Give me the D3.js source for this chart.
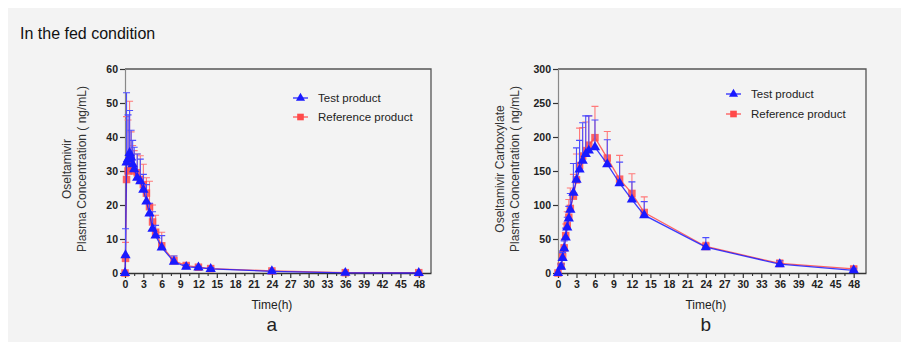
<!DOCTYPE html>
<html>
<head>
<meta charset="utf-8">
<script src="https://cdn.jsdelivr.net/npm/d3@7"></script>
<style>
  body { margin: 0; background: #fff; }
  svg { display: block; font-family: "Liberation Sans", Arial, sans-serif; }
</style>
</head>
<body>
<svg id="chart"></svg>
<script>
// Panel a: Oseltamivir
const timesA = [0, 0.083, 0.25, 0.5, 0.75, 1, 1.25, 1.5, 2, 2.5, 3, 3.5, 4, 4.5, 5, 6, 8, 10, 12, 14, 24, 36, 48];
const testA = [0, 5.2, 32.5, 33.5, 35.3, 34, 32, 30.5, 28, 27, 24.5, 21, 17.5, 13, 11, 7.5, 3.3, 1.8, 1.6, 1.2, 0.5, 0.05, 0];
const testSdA = [0, 7.8, 20.5, 13, 12.5, 8, 7, 6.5, 7, 6.5, 4.5, 5, 3, 5, 3, 3.5, 1.7, 0.7, 0.4, 0.4, 0.3, 0.05, 0];
const refA = [0, 4.3, 27.5, 30, 33, 33.5, 31, 30, 29.5, 27.5, 26, 23.5, 19.5, 15, 12, 8, 3.6, 2.2, 1.7, 1.3, 0.6, 0.1, 0.1];
const refSdA = [0, 4.7, 18.5, 15, 17.5, 8, 6.5, 6, 5.5, 7, 6, 4.5, 7.5, 5, 5, 4, 1.4, 0.5, 0.4, 0.3, 0.3, 0.1, 0.1];

// Panel b: Oseltamivir Carboxylate
const timesB = [0, 0.5, 0.75, 1, 1.25, 1.5, 1.75, 2, 2.5, 3, 3.5, 4, 4.5, 5, 6, 8, 10, 12, 14, 24, 36, 48];
const testB = [0, 9, 22, 36, 52, 67, 80, 93, 118, 137, 152, 165, 175, 180, 185, 160, 132, 108, 85, 38, 13, 4];
const testSdB = [0, 4, 8, 11, 14, 15, 18, 24, 43, 47, 43, 56, 56, 51, 40, 36, 31, 26, 20, 14, 5, 3];
const refB = [0, 10, 24, 37, 55, 70, 82, 95, 113, 137, 158, 172, 180, 188, 199, 169, 138, 117, 89, 39, 14, 6];
const refSdB = [0, 4, 8, 13, 17, 20, 26, 30, 32, 38, 55, 42, 42, 43, 46, 39, 35, 29, 23, 6, 5, 3];

const xTicks = d3.range(0, 49, 3);
const legendNames = ['Test product', 'Reference product'];

const W = 901, H = 342;
const blue = '#1a1aff', red = '#ff4a4a';

const svg = d3.select('#chart').attr('width', W).attr('height', H);

svg.append('rect').attr('x', 8).attr('y', 8).attr('width', W - 8).attr('height', H - 8).attr('fill', '#f3f3f3');

svg.append('text')
  .attr('x', 20).attr('y', 39)
  .attr('font-size', 16).attr('fill', '#111')
  .text('In the fed condition');

function panel(opt) {
  const x = d3.scaleLinear().domain([0, 50]).range([opt.left, opt.right]);
  const y = d3.scaleLinear().domain([0, opt.yMax]).range([273, 69]);
  const g = svg.append('g');

  // frame top/right
  g.append('path')
    .attr('d', `M${opt.left},${y(opt.yMax)}H${opt.right}V${y(0)}`)
    .attr('fill', 'none').attr('stroke', '#555').attr('stroke-width', 1.3);

  // y axis
  const ya = g.append('g')
    .attr('transform', `translate(${opt.left},0)`)
    .call(d3.axisLeft(y).tickValues(opt.yTicks).tickSize(5).tickPadding(2));
  ya.select('.domain').attr('stroke', '#888').attr('stroke-width', 1.2);
  ya.selectAll('.tick line').attr('stroke', '#333').attr('stroke-width', 1.2);
  ya.selectAll('text').attr('font-size', 10.5).attr('font-weight', 'bold').attr('fill', '#222')
    .attr('font-family', '"Liberation Sans", Arial, sans-serif');

  // x axis minor ticks
  g.append('g')
    .attr('transform', `translate(0,${y(0)})`)
    .call(d3.axisBottom(x).tickValues(d3.range(1.5, 49, 3)).tickSize(3).tickFormat(''))
    .call(a => a.select('.domain').remove())
    .selectAll('.tick line').attr('stroke', '#333').attr('stroke-width', 1.1);

  const xa = g.append('g')
    .attr('transform', `translate(0,${y(0)})`)
    .call(d3.axisBottom(x).tickValues(xTicks).tickSize(5).tickPadding(3).tickSizeOuter(0));
  xa.select('.domain').attr('stroke', '#333').attr('stroke-width', 1.3);
  xa.selectAll('.tick line').attr('stroke', '#333').attr('stroke-width', 1.2);
  xa.selectAll('text').attr('font-size', 10.5).attr('font-weight', 'bold').attr('fill', '#222')
    .attr('font-family', '"Liberation Sans", Arial, sans-serif');

  // axis titles
  g.append('text').attr('x', (x(0) + x(48)) / 2).attr('y', 309)
    .attr('text-anchor', 'middle').attr('font-size', 12).attr('fill', '#222').text('Time(h)');
  g.append('text').attr('x', (x(0) + x(48)) / 2).attr('y', 331)
    .attr('text-anchor', 'middle').attr('font-size', 19).attr('fill', '#222').text(opt.letter);

  opt.yTitle.forEach((t, i) => {
    g.append('text')
      .attr('transform', `translate(${opt.yTitleX + i * 15},169) rotate(-90)`)
      .attr('text-anchor', 'middle').attr('font-size', 12).attr('fill', '#333')
      .text(t);
  });

  const series = [
    { t: opt.times, v: opt.ref, sd: opt.refSd, color: red, bar: '#ff7a7a', shape: d3.symbolSquare, size: 56, op: 0.85 },
    { t: opt.times, v: opt.test, sd: opt.testSd, color: blue, bar: '#4d4dff', shape: d3.symbolTriangle, size: 46, op: 1 }
  ];

  series.forEach(s => {
    const pts = s.t.map((t, i) => ({ t, v: s.v[i], sd: s.sd[i] }));
    g.append('path').datum(pts)
      .attr('fill', 'none').attr('stroke', s.color).attr('stroke-width', 1.3).attr('opacity', 0.85)
      .attr('d', d3.line().x(d => x(d.t)).y(d => y(d.v)));
    const eb = g.append('g').attr('stroke', s.bar).attr('stroke-width', 1.1).attr('fill', 'none');
    eb.selectAll('path').data(pts.filter(d => d.sd > 0)).join('path')
      .attr('d', d => `M${x(d.t)},${y(d.v)}V${y(d.v + d.sd)}M${x(d.t) - 3.5},${y(d.v + d.sd)}H${x(d.t) + 3.5}`);
    g.selectAll(null).data(pts).join('path')
      .attr('transform', d => `translate(${x(d.t)},${y(d.v)})`)
      .attr('d', d3.symbol().type(s.shape).size(s.size))
      .attr('fill', s.color).attr('opacity', s.op);
  });

  // legend
  const legend = [
    { name: legendNames[0], color: blue, shape: d3.symbolTriangle, size: 36 },
    { name: legendNames[1], color: red, shape: d3.symbolSquare, size: 44 }
  ];
  legend.forEach((l, i) => {
    const ly = opt.legendY + i * opt.legendGap;
    g.append('line').attr('x1', opt.legendX).attr('x2', opt.legendX + 15)
      .attr('y1', ly).attr('y2', ly).attr('stroke', l.color).attr('stroke-width', 1.2);
    g.append('path').attr('transform', `translate(${opt.legendX + 7.5},${ly})`)
      .attr('d', d3.symbol().type(l.shape).size(l.size)).attr('fill', l.color);
    g.append('text').attr('x', opt.legendX + 25).attr('y', ly + 4)
      .attr('font-size', 11.5).attr('fill', '#222').text(l.name);
  });
}

panel({
  left: 125, right: 431, yMax: 60, yTicks: d3.range(0, 61, 10),
  times: timesA, test: testA, testSd: testSdA, ref: refA, refSd: refSdA,
  yTitle: ['Oseltamivir', 'Plasma Concentration ( ng/mL)'], yTitleX: 71,
  legendX: 293, legendY: 98, legendGap: 19, letter: 'a'
});

panel({
  left: 558, right: 866, yMax: 300, yTicks: d3.range(0, 301, 50),
  times: timesB, test: testB, testSd: testSdB, ref: refB, refSd: refSdB,
  yTitle: ['Oseltamivir Carboxylate', 'Plasma Concentration ( ng/mL)'], yTitleX: 504,
  legendX: 726, legendY: 94, legendGap: 20, letter: 'b'
});
</script>
</body>
</html>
════
## The exercise
Copy nothing but the lines from the first one in the listing through the line with "const g = svg.append('g');", and omit the pictures.

## Completed exercise
Give me the D3.js source for this chart.
<!DOCTYPE html>
<html>
<head>
<meta charset="utf-8">
<script src="https://cdn.jsdelivr.net/npm/d3@7"></script>
<style>
  body { margin: 0; background: #fff; }
  svg { display: block; font-family: "Liberation Sans", Arial, sans-serif; }
</style>
</head>
<body>
<svg id="chart"></svg>
<script>
// Panel a: Oseltamivir
const timesA = [0, 0.083, 0.25, 0.5, 0.75, 1, 1.25, 1.5, 2, 2.5, 3, 3.5, 4, 4.5, 5, 6, 8, 10, 12, 14, 24, 36, 48];
const testA = [0, 5.2, 32.5, 33.5, 35.3, 34, 32, 30.5, 28, 27, 24.5, 21, 17.5, 13, 11, 7.5, 3.3, 1.8, 1.6, 1.2, 0.5, 0.05, 0];
const testSdA = [0, 7.8, 20.5, 13, 12.5, 8, 7, 6.5, 7, 6.5, 4.5, 5, 3, 5, 3, 3.5, 1.7, 0.7, 0.4, 0.4, 0.3, 0.05, 0];
const refA = [0, 4.3, 27.5, 30, 33, 33.5, 31, 30, 29.5, 27.5, 26, 23.5, 19.5, 15, 12, 8, 3.6, 2.2, 1.7, 1.3, 0.6, 0.1, 0.1];
const refSdA = [0, 4.7, 18.5, 15, 17.5, 8, 6.5, 6, 5.5, 7, 6, 4.5, 7.5, 5, 5, 4, 1.4, 0.5, 0.4, 0.3, 0.3, 0.1, 0.1];

// Panel b: Oseltamivir Carboxylate
const timesB = [0, 0.5, 0.75, 1, 1.25, 1.5, 1.75, 2, 2.5, 3, 3.5, 4, 4.5, 5, 6, 8, 10, 12, 14, 24, 36, 48];
const testB = [0, 9, 22, 36, 52, 67, 80, 93, 118, 137, 152, 165, 175, 180, 185, 160, 132, 108, 85, 38, 13, 4];
const testSdB = [0, 4, 8, 11, 14, 15, 18, 24, 43, 47, 43, 56, 56, 51, 40, 36, 31, 26, 20, 14, 5, 3];
const refB = [0, 10, 24, 37, 55, 70, 82, 95, 113, 137, 158, 172, 180, 188, 199, 169, 138, 117, 89, 39, 14, 6];
const refSdB = [0, 4, 8, 13, 17, 20, 26, 30, 32, 38, 55, 42, 42, 43, 46, 39, 35, 29, 23, 6, 5, 3];

const xTicks = d3.range(0, 49, 3);
const legendNames = ['Test product', 'Reference product'];

const W = 901, H = 342;
const blue = '#1a1aff', red = '#ff4a4a';

const svg = d3.select('#chart').attr('width', W).attr('height', H);

svg.append('rect').attr('x', 8).attr('y', 8).attr('width', W - 8).attr('height', H - 8).attr('fill', '#f3f3f3');

svg.append('text')
  .attr('x', 20).attr('y', 39)
  .attr('font-size', 16).attr('fill', '#111')
  .text('In the fed condition');

function panel(opt) {
  const x = d3.scaleLinear().domain([0, 50]).range([opt.left, opt.right]);
  const y = d3.scaleLinear().domain([0, opt.yMax]).range([273, 69]);
  const g = svg.append('g');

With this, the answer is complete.